Entries from a dataset -
-- -- --
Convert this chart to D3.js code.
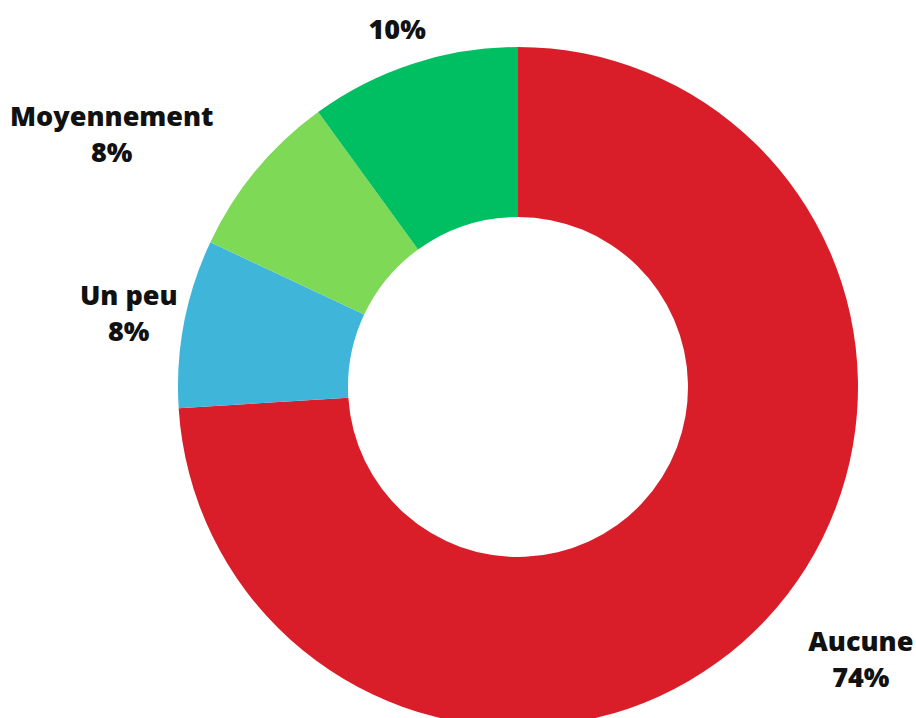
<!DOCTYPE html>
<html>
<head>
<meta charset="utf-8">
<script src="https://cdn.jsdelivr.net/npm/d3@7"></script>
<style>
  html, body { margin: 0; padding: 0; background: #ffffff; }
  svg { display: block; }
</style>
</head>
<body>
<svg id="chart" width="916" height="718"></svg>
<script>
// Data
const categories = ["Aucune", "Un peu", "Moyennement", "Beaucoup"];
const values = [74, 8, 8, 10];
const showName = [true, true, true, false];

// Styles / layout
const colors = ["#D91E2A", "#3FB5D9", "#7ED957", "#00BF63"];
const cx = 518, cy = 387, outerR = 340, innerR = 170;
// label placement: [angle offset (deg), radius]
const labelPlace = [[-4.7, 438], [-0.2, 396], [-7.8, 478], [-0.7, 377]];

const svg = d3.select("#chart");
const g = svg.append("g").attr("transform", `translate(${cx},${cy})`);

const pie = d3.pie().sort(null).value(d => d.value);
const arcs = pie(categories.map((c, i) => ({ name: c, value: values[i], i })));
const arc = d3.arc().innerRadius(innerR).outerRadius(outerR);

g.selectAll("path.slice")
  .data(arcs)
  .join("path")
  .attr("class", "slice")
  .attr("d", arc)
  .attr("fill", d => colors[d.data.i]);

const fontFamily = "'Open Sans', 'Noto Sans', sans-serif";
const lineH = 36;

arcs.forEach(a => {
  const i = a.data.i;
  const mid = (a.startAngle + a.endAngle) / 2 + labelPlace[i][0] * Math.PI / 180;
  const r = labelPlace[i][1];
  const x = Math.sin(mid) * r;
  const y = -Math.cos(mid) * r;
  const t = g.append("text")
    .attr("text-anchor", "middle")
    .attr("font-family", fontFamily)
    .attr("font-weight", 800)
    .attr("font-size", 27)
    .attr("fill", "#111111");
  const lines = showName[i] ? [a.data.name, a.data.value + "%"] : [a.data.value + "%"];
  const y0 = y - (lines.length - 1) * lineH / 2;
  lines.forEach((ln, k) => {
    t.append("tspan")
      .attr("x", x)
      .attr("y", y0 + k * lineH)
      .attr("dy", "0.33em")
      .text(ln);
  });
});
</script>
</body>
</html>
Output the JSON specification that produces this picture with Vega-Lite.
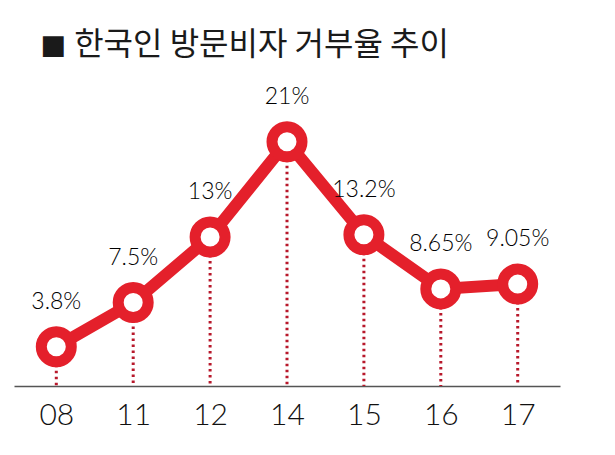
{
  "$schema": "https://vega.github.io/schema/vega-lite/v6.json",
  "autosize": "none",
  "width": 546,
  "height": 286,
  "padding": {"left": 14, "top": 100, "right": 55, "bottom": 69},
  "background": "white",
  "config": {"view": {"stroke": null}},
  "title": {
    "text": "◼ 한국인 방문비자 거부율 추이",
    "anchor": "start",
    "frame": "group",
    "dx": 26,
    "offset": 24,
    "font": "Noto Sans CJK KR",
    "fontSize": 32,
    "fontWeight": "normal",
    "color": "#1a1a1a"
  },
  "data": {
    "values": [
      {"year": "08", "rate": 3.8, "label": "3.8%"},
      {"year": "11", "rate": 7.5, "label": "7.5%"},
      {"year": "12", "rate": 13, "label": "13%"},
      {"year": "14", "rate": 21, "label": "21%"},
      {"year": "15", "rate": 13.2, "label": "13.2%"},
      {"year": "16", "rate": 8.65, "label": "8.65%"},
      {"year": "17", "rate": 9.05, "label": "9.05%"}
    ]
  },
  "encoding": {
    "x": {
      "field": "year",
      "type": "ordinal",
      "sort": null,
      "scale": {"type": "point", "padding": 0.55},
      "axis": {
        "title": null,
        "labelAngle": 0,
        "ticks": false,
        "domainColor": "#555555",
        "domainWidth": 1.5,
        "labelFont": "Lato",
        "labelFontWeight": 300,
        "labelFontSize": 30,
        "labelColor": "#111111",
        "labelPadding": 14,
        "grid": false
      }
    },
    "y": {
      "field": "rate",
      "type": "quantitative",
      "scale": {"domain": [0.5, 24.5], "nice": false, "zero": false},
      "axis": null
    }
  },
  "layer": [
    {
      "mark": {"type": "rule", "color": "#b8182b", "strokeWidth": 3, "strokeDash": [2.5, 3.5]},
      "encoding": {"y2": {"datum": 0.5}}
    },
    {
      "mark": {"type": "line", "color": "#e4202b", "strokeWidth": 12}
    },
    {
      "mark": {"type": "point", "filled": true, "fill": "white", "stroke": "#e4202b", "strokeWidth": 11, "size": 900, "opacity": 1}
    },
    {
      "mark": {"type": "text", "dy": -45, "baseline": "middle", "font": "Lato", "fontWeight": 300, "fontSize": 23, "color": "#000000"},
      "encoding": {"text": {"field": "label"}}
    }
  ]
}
-- -- --
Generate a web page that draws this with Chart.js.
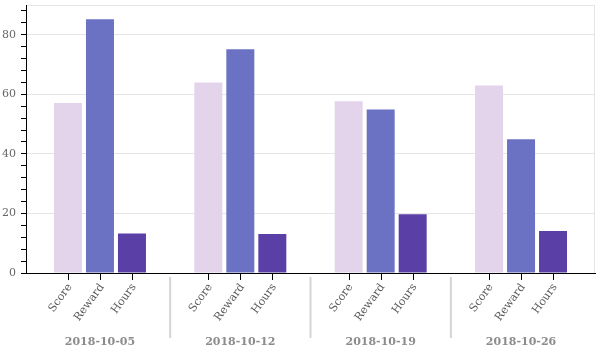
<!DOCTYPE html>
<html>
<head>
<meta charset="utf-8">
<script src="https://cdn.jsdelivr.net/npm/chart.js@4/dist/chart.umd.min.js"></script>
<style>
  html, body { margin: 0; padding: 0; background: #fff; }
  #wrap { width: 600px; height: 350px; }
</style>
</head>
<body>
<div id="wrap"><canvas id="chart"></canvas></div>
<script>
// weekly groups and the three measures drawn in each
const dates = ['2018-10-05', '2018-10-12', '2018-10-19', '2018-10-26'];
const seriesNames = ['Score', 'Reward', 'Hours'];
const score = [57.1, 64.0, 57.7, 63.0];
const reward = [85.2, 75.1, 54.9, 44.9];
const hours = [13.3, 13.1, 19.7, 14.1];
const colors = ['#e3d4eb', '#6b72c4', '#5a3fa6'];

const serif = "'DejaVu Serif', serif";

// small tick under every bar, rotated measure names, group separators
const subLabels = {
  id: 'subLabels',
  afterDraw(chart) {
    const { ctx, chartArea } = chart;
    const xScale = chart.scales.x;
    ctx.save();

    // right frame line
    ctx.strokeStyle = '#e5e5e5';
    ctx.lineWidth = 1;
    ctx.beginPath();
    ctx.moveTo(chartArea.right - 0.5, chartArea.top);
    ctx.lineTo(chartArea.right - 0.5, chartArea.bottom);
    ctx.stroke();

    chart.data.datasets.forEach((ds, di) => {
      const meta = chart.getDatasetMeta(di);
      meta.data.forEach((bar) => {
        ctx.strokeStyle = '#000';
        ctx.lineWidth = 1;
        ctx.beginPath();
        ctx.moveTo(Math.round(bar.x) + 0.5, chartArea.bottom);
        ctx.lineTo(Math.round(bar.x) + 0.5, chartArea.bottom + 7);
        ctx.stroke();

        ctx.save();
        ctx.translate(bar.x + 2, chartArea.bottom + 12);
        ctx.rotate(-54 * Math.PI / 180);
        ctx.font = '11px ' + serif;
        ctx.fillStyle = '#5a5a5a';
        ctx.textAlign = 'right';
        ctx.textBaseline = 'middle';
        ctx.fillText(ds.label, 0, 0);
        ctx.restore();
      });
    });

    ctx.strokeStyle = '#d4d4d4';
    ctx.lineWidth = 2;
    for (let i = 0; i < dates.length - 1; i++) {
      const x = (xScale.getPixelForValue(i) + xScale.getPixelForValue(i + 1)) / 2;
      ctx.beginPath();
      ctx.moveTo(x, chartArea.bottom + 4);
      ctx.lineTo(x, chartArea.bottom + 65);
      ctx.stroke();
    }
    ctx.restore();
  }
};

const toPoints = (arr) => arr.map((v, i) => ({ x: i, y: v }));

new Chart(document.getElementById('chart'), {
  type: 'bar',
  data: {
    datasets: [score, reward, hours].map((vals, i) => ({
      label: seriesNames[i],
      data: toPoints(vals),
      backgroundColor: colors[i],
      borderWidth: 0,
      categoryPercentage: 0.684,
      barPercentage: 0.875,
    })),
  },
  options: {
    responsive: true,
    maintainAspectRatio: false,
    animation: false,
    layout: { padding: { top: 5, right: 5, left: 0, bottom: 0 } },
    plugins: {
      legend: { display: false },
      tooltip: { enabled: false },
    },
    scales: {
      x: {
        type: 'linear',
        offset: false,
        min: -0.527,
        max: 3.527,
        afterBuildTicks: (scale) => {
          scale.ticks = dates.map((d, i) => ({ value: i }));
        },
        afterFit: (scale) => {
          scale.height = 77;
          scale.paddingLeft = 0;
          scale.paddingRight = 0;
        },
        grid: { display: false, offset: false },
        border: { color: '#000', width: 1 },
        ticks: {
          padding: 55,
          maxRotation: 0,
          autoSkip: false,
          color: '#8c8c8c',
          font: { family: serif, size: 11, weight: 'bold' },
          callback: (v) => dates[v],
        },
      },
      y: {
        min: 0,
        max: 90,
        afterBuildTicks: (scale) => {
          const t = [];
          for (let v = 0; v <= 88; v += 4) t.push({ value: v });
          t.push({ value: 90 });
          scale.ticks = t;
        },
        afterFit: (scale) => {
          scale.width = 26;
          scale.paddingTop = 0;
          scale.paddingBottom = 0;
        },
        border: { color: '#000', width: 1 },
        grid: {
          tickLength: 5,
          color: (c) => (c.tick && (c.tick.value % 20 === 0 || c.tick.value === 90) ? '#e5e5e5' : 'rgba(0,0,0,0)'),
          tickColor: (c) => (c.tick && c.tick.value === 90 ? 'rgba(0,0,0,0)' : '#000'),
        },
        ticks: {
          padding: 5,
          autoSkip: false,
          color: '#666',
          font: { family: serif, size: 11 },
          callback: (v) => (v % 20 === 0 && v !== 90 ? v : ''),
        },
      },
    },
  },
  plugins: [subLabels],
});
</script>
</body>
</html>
-- -- --
Every line from the one containing "Convert this chart to D3.js code." to the one containing "const lineH = 36;" should be output exactly, both ends included. Nothing else goes in, and no pictures either.

THE RESULT -
Convert this chart to D3.js code.
<!DOCTYPE html>
<html>
<head>
<meta charset="utf-8">
<script src="https://cdn.jsdelivr.net/npm/d3@7"></script>
<style>
  html, body { margin: 0; padding: 0; background: #ffffff; }
  svg { display: block; }
</style>
</head>
<body>
<svg id="chart" width="916" height="718"></svg>
<script>
// Data
const categories = ["Aucune", "Un peu", "Moyennement", "Beaucoup"];
const values = [74, 8, 8, 10];
const showName = [true, true, true, false];

// Styles / layout
const colors = ["#D91E2A", "#3FB5D9", "#7ED957", "#00BF63"];
const cx = 518, cy = 387, outerR = 340, innerR = 170;
// label placement: [angle offset (deg), radius]
const labelPlace = [[-4.7, 438], [-0.2, 396], [-7.8, 478], [-0.7, 377]];

const svg = d3.select("#chart");
const g = svg.append("g").attr("transform", `translate(${cx},${cy})`);

const pie = d3.pie().sort(null).value(d => d.value);
const arcs = pie(categories.map((c, i) => ({ name: c, value: values[i], i })));
const arc = d3.arc().innerRadius(innerR).outerRadius(outerR);

g.selectAll("path.slice")
  .data(arcs)
  .join("path")
  .attr("class", "slice")
  .attr("d", arc)
  .attr("fill", d => colors[d.data.i]);

const fontFamily = "'Open Sans', 'Noto Sans', sans-serif";
const lineH = 36;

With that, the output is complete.